4.3. Va, inoltre considerato, come questa Corte abbia già avuto modo di affermare che sono riservate al giudice del merito la interpretazione e la valutazione del materiale probatorio, nonchè la scelta delle prove ritenute idonee alla formazione del proprio convincimento. Ne consegue che è insindacabile in sede di legittimità il “peso probatorio” di alcune testimonianze rispetto ad altre, in base al quale il giudice di secondo grado sia pervenuto ad un giudizio logicamente motivato, diverso da quello formulato dal primo giudice.

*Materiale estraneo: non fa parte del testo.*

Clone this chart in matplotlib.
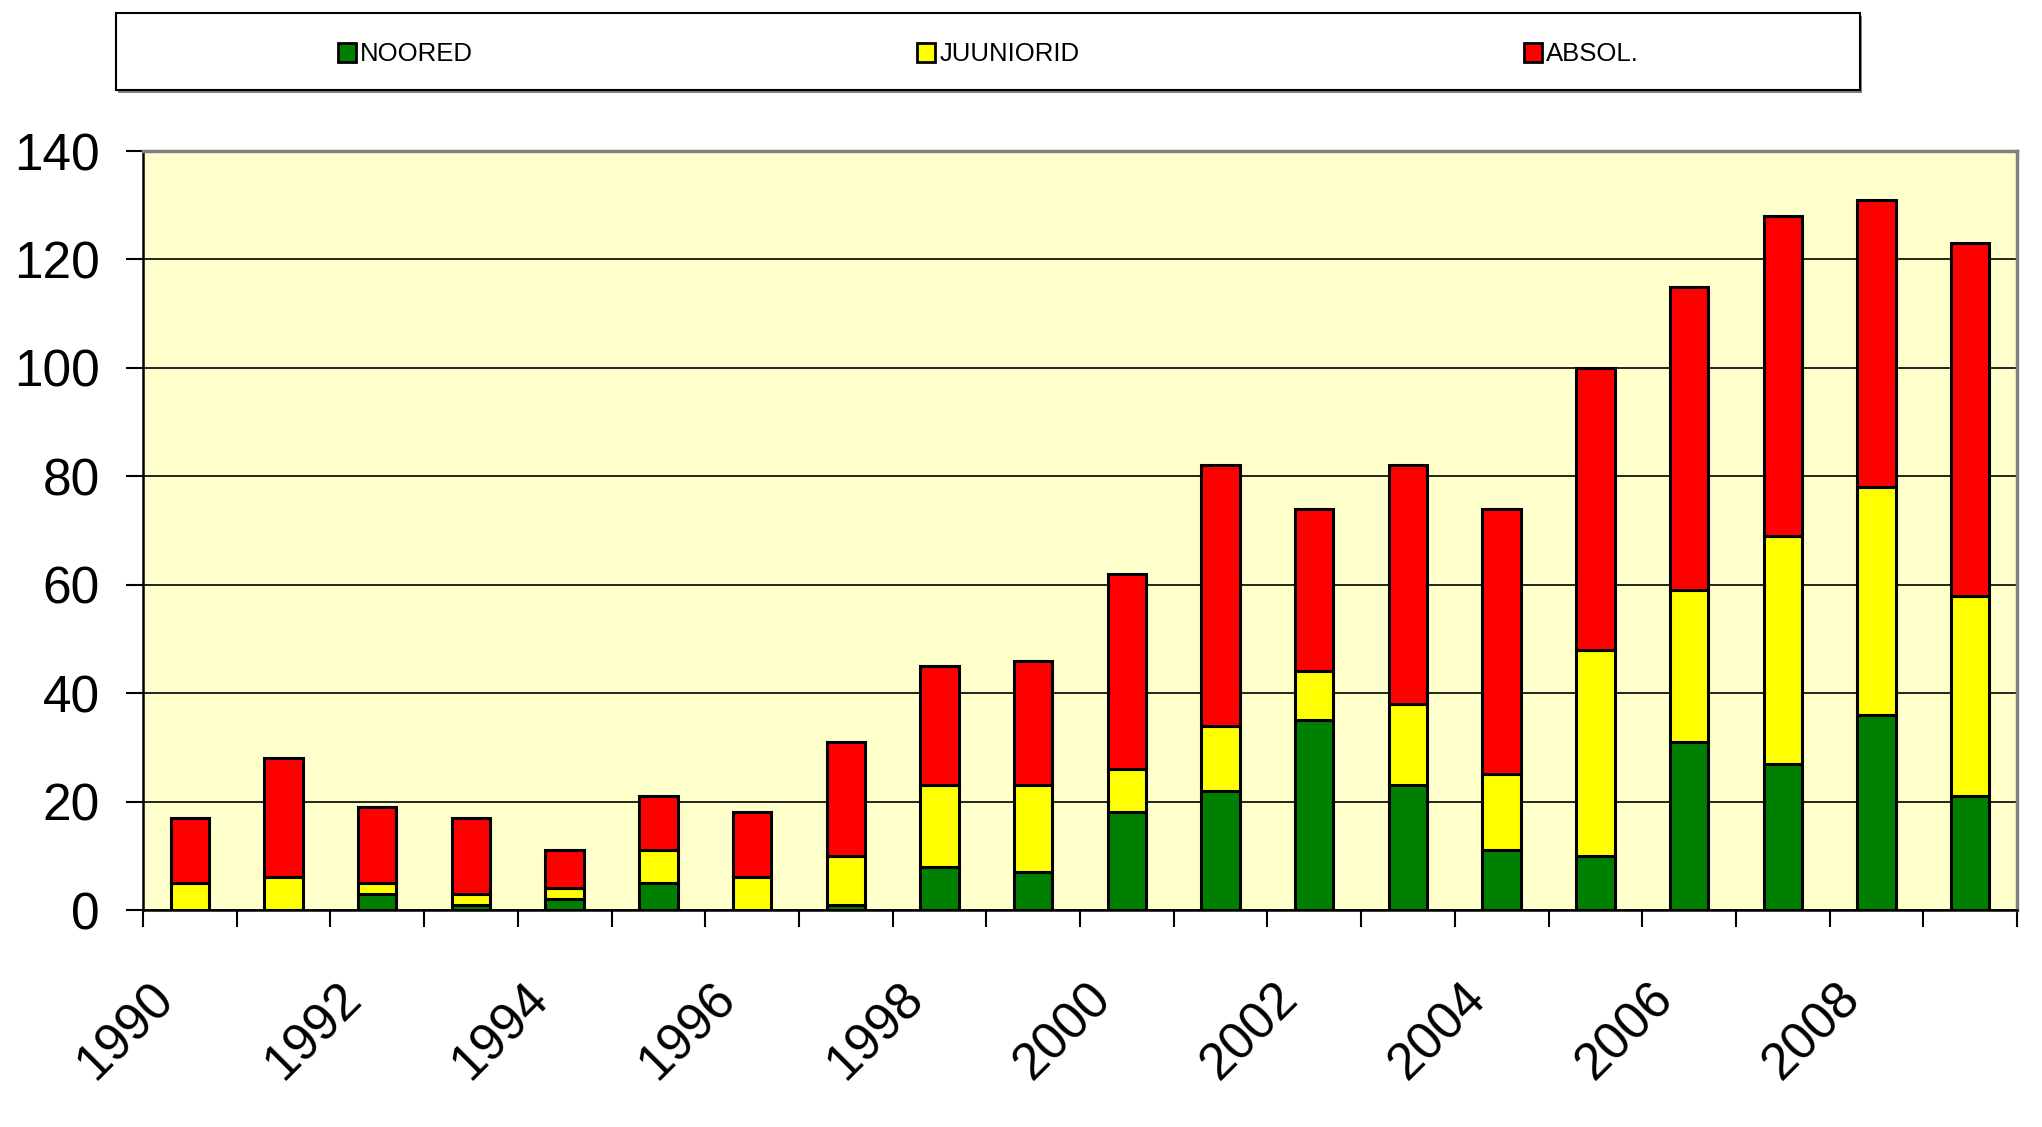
import matplotlib
matplotlib.use("Agg")
import matplotlib.pyplot as plt
import matplotlib.transforms as mtransforms
import numpy as np
from matplotlib.patches import Rectangle, Patch

years = list(range(1990, 2010))
noored = [0, 0, 3, 1, 2, 5, 0, 1, 8, 7, 18, 22, 35, 23, 11, 10, 31, 27, 36, 21]
juuniorid = [5, 6, 2, 2, 2, 6, 6, 9, 15, 16, 8, 12, 9, 15, 14, 38, 28, 42, 42, 37]
absol = [12, 22, 14, 14, 7, 10, 12, 21, 22, 23, 36, 48, 30, 44, 49, 52, 56, 59, 53, 65]
series_names = ["NOORED", "JUUNIORID", "ABSOL."]
colors = ["#008000", "#FFFF00", "#FF0000"]
yticks = [0, 20, 40, 60, 80, 100, 120, 140]

plt.rcParams['font.family'] = ['Liberation Sans', 'DejaVu Sans']

fig = plt.figure(figsize=(20.42, 11.27), dpi=100)
ax = fig.add_axes([143/2042, 1 - 910/1127, (2017-143)/2042, (910-151)/1127])
ax.set_facecolor("#FFFFCC")

x = np.arange(len(years))
bottom = np.zeros(len(years))
for vals, name, col in zip([noored, juuniorid, absol], series_names, colors):
    v = np.array(vals, dtype=float)
    ax.bar(x, v, width=0.41, bottom=bottom, color=col, edgecolor="black",
           linewidth=2.2, label=name, zorder=3)
    bottom += v

ax.set_xlim(-0.5, len(years) - 0.5)
ax.set_ylim(0, 140)
ax.set_yticks(yticks)
ax.yaxis.grid(True, color="black", linewidth=1.2, zorder=1)
ax.set_axisbelow(True)
ax.tick_params(axis='y', labelsize=37, length=12, width=1.5, pad=19, direction='out')

ax.set_xticks(x)
ax.set_xticklabels([str(y) if (y % 2 == 0) else "" for y in years],
                   rotation=45, ha='right', va='top', rotation_mode='anchor')
ax.set_xticks(np.arange(-0.5, len(years)), minor=True)
ax.tick_params(axis='x', which='major', length=0, labelsize=37, pad=46)
ax.tick_params(axis='x', which='minor', length=12, width=1.5, direction='out')
offset = mtransforms.ScaledTranslation(-0.41, 0, fig.dpi_scale_trans)
for lab in ax.get_xticklabels():
    lab.set_transform(lab.get_transform() + offset)

for s in ['left', 'bottom']:
    ax.spines[s].set_color("black")
    ax.spines[s].set_linewidth(1.8)
for s in ['top', 'right']:
    ax.spines[s].set_color("#808080")
    ax.spines[s].set_linewidth(2.5)

# legend box
lx0, lx1, ly0, ly1 = 116/2042, 1860/2042, 1 - 90/1127, 1 - 13/1127
fig.patches.append(Rectangle((lx0 + 0.0008, ly0 - 0.0025), lx1 - lx0, ly1 - ly0,
                             transform=fig.transFigure, facecolor="#808080",
                             edgecolor="none", zorder=0))
fig.patches.append(Rectangle((lx0, ly0), lx1 - lx0, ly1 - ly0,
                             transform=fig.transFigure, facecolor="white",
                             edgecolor="black", linewidth=1.5, zorder=1))
handles = [Patch(facecolor=c, edgecolor="black", linewidth=2) for c in colors]
leg = fig.legend(handles, series_names, loc='center', ncol=3,
                 bbox_to_anchor=((lx0 + lx1) / 2 + 0.0002, (ly0 + ly1) / 2 - 0.0025),
                 frameon=False, fontsize=18.5, handlelength=0.7, handleheight=0.75,
                 handletextpad=0.15, columnspacing=17.3)

fig.savefig("out.png", dpi=100)
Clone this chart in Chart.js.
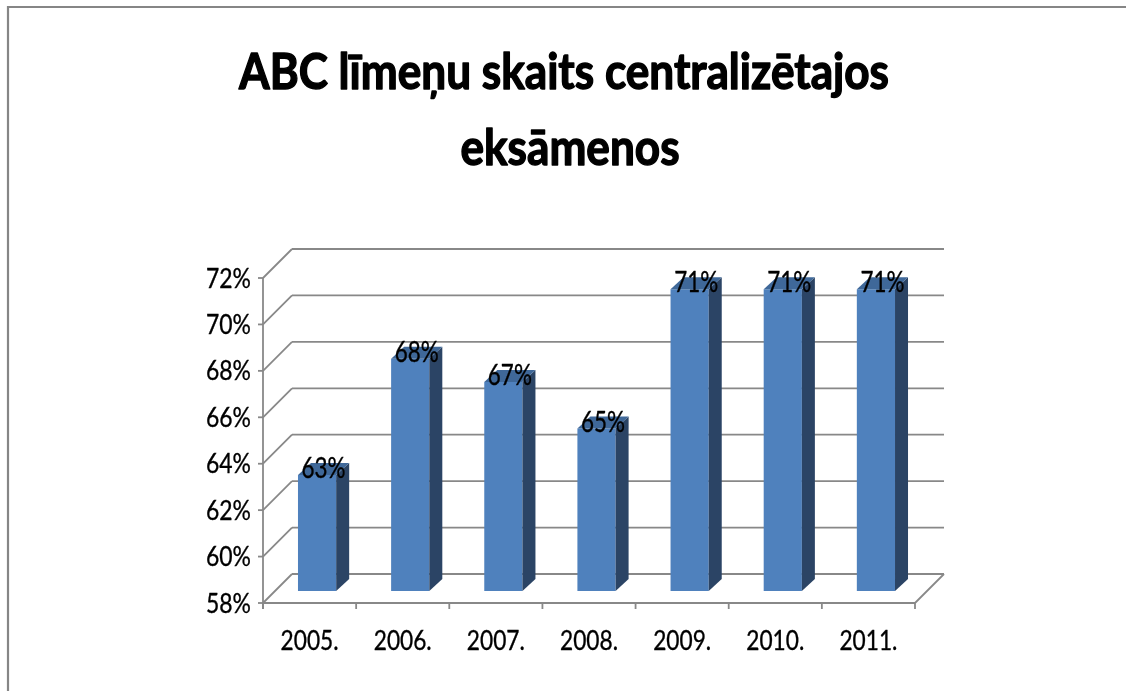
<!DOCTYPE html>
<html>
<head>
<meta charset="utf-8">
<style>
  html, body { margin: 0; padding: 0; background: #ffffff; }
  #wrap { position: relative; width: 1126px; height: 691px; }
  canvas { display: block; }
</style>
<script src="https://cdn.jsdelivr.net/npm/chart.js@4.4.1/dist/chart.umd.min.js"></script>
</head>
<body>
<div id="wrap"><canvas id="c" width="1126" height="691"></canvas></div>
<script>
// ---- data ----
const titleLines = ['ABC līmeņu skaits centralizētajos', 'eksāmenos'];
const categories = ['2005.', '2006.', '2007.', '2008.', '2009.', '2010.', '2011.'];
const values = [63, 68, 67, 65, 71, 71, 71];
const yTicks = [58, 60, 62, 64, 66, 68, 70, 72];
const yMin = 58;
const yMax = 72;

// ---- style ----
const FONT = 'Lato, "Open Sans", "Noto Sans", sans-serif';
const GRID = '#888888';
const WALL_DX = 29, WALL_DY = -29;     // depth of the 3D box
const BAR_DX = 7.5, BAR_DY = -12;      // position of bar front face within depth
const BAR_DEPTH_X = 13, BAR_DEPTH_Y = -12;
const FRONT = '#4F81BD', SIDE = '#2B4465', TOP = '#3F6899';

function condensedText(ctx, text, x, y, font, sx, align, weight) {
  ctx.save();
  ctx.font = font;
  ctx.textAlign = align;
  ctx.textBaseline = 'alphabetic';
  ctx.fillStyle = '#000000';
  ctx.strokeStyle = '#000000';
  ctx.lineJoin = 'round';
  ctx.translate(x, y);
  ctx.scale(sx, 1);
  ctx.fillText(text, 0, 0);
  if (weight) {
    ctx.lineWidth = weight;
    ctx.strokeText(text, 0, 0);
  }
  ctx.restore();
}
function fitScale(ctx, text, font, target) {
  ctx.save();
  ctx.font = font;
  const w = ctx.measureText(text).width;
  ctx.restore();
  return w > 0 ? target / w : 1;
}
function line(ctx, x1, y1, x2, y2) {
  ctx.beginPath();
  ctx.moveTo(x1, y1);
  ctx.lineTo(x2, y2);
  ctx.stroke();
}

const excel3d = {
  id: 'excel3d',
  beforeDraw(chart) {
    const ctx = chart.ctx;
    ctx.save();
    ctx.fillStyle = '#ffffff';
    ctx.fillRect(0, 0, chart.width, chart.height);
    // outer chart border (left + top)
    ctx.strokeStyle = '#868686';
    ctx.lineWidth = 2.2;
    ctx.beginPath();
    ctx.moveTo(8, chart.height + 2);
    ctx.lineTo(8, 7);
    ctx.lineTo(chart.width + 2, 7);
    ctx.stroke();
    ctx.restore();
    // title
    const tFont = 'bold 49px ' + FONT;
    const sx = fitScale(ctx, titleLines[0], tFont, 650);
    condensedText(ctx, titleLines[0], 564, 89, tFont, sx, 'center', 1.4);
    condensedText(ctx, titleLines[1], 570, 165, tFont, sx, 'center', 1.4);
  },
  beforeDatasetsDraw(chart) {
    const ctx = chart.ctx;
    const xs = chart.scales.x, ys = chart.scales.y;
    const L = chart.chartArea.left, R = chart.chartArea.right;
    const B = ys.getPixelForValue(yMin);
    ctx.save();
    ctx.strokeStyle = GRID;
    ctx.lineWidth = 1.8;
    ctx.lineCap = 'butt';
    // back wall gridlines and left wall diagonals
    yTicks.forEach(v => {
      const y = ys.getPixelForValue(v);
      line(ctx, L + WALL_DX, y + WALL_DY, R + WALL_DX, y + WALL_DY);
      line(ctx, L, y, L + WALL_DX, y + WALL_DY);
      line(ctx, L - 5, y, L, y); // tick mark
    });
    // front vertical axis
    line(ctx, L, ys.getPixelForValue(yMax), L, B + 6);
    // floor front edge and right edge
    line(ctx, L, B, R, B);
    line(ctx, R, B, R + WALL_DX, B + WALL_DY);
    // category ticks
    const n = categories.length;
    for (let i = 0; i <= n; i++) {
      const x = L + (R - L) * i / n;
      line(ctx, x, B, x, B + 6);
    }
    ctx.restore();

    // y tick labels
    const yFont = '27px ' + FONT;
    const ysx = fitScale(ctx, '64%', yFont, 45);
    yTicks.forEach(v => {
      const y = ys.getPixelForValue(v);
      condensedText(ctx, v + '%', L - 12, y + 9.5, yFont, ysx, 'right', 0.35);
    });
    // x labels
    const xFont = '27px ' + FONT;
    const xsx = fitScale(ctx, '2005.', xFont, 58);
    categories.forEach((c, i) => {
      condensedText(ctx, c, xs.getPixelForValue(i), B + 47, xFont, xsx, 'center', 0.35);
    });

    // shift bars to their depth position
    ctx.save();
    ctx.translate(BAR_DX, BAR_DY);
  },
  afterDatasetsDraw(chart) {
    const ctx = chart.ctx;
    const meta = chart.getDatasetMeta(0);
    meta.data.forEach(bar => {
      const p = bar.getProps(['x', 'y', 'base', 'width'], true);
      const l = p.x - p.width / 2, r = p.x + p.width / 2;
      // side face
      ctx.fillStyle = SIDE;
      ctx.beginPath();
      ctx.moveTo(r, p.y);
      ctx.lineTo(r + BAR_DEPTH_X, p.y + BAR_DEPTH_Y);
      ctx.lineTo(r + BAR_DEPTH_X, p.base + BAR_DEPTH_Y);
      ctx.lineTo(r, p.base);
      ctx.closePath();
      ctx.fill();
      // top face
      ctx.fillStyle = TOP;
      ctx.beginPath();
      ctx.moveTo(l, p.y);
      ctx.lineTo(r, p.y);
      ctx.lineTo(r + BAR_DEPTH_X, p.y + BAR_DEPTH_Y);
      ctx.lineTo(l + BAR_DEPTH_X, p.y + BAR_DEPTH_Y);
      ctx.closePath();
      ctx.fill();
    });
    ctx.restore();
    // data labels
    const dFont = '28px ' + FONT;
    const dsx = fitScale(ctx, '63%', dFont, 44);
    meta.data.forEach((bar, i) => {
      const p = bar.getProps(['x', 'y'], true);
      condensedText(ctx, values[i] + '%', p.x + BAR_DX + BAR_DEPTH_X / 2, p.y + BAR_DY + 3, dFont, dsx, 'center', 0.35);
    });
  }
};

new Chart(document.getElementById('c'), {
  type: 'bar',
  data: {
    labels: categories,
    datasets: [{
      data: values,
      base: yMin,
      backgroundColor: FRONT,
      borderWidth: 0,
      barPercentage: 0.41,
      categoryPercentage: 1,
      clip: false
    }]
  },
  options: {
    responsive: false,
    animation: false,
    devicePixelRatio: 1,
    layout: { padding: { left: 263, right: 211, top: 278, bottom: 88 } },
    plugins: {
      legend: { display: false },
      title: { display: false },
      tooltip: { enabled: false }
    },
    scales: {
      x: { display: false, offset: true },
      y: { display: false, min: yMin, max: yMax }
    }
  },
  plugins: [excel3d]
});
</script>
</body>
</html>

In particolare, in tema di prova per presunzioni, il giudice, chiamato a esercitare la sua discrezionalità nell’apprezzamento e nella ricostruzione dei fatti, deve esplicitare il criterio logico posto a base della selezione degli indizi e le ragioni del suo convincimento, tenendo conto che il relativo procedimento è necessariamente articolato in due momenti valutativi: il primo, dl tipo analitico, volto a selezionare gli elementi che presentino una positività parziale o almeno potenziale di efficacia probatoria, il secondo, di tipo sintetico, tendente ad una valutazione complessiva di tutte le emergenze precedentemente isolate, per accertare se esse siano concordanti e se la loro combinazione sia in grado di fornire una valida prova presuntiva; è, pertanto, sindacabile in sede di legittimità la motivazione di tale percorso logico-giuridico quando siano stati pretermessi, senza darne ragione, uno o più fattori aventi, per condivisibili massime di esperienza, un’oggettiva portata indiziante (Cass., n. 23201 del 2015).

4.4. Nella specie, la Corte d’Appello ha preso in esame, con congrua motivazione, le complessive risultanze istruttorie, comprese quelle richiamate nel motivo di ricorso, ponendo a fondamento della propria decisone una pluralità di elementi in ragione della loro concordanza, secondo un corretto iter-logico giuridico, che dà attuazione ai suddetti principi di diritto.

4.5. E’ evidente, quindi, che il ricorrente, attraverso i vizi denunciati, censura la motivazione della Corte d’Appello al di fuori dei limiti di cui al novellato art. 360 c.p.c., n. 5.

5. Il ricorso deve essere dichiarato inammissibile.

6. Le spese seguono la soccombenza e sono liquidate come in dispositivo.

7. Ai sensi del D.P.R. n. 115 del 2002, art. 13, comma 1-quater, dà atto della sussistenza dei presupposti per il versamento, da parte del ricorrente principale, dell’ulteriore importo a titolo di contributo unificato pari a quello dovuto per il ricorso principale, a norma dello stesso art. 13, comma 1-bis.

PQM

La Corte dichiara inammissibile il ricorso. Condanna il ricorrente al pagamento delle spese di giudizio che liquida in Euro cento per esborsi, Euro tremilacinquecento per compensi professionali, oltre spese generali in misura del 15% e accessori di legge.

Ai sensi del D.P.R. n. 115 del 2002, art. 13, comma 1-quater, dà atto della sussistenza dei presupposti per il versamento, da parte del ricorrente principale, dell’ulteriore importo a titolo di contributo unificato pari a quello dovuto per il ricorso principale, a norma dello stesso art. 13, comma 1-bis.

Così deciso in Roma, nella Camera di consiglio, il 4 maggio 2016.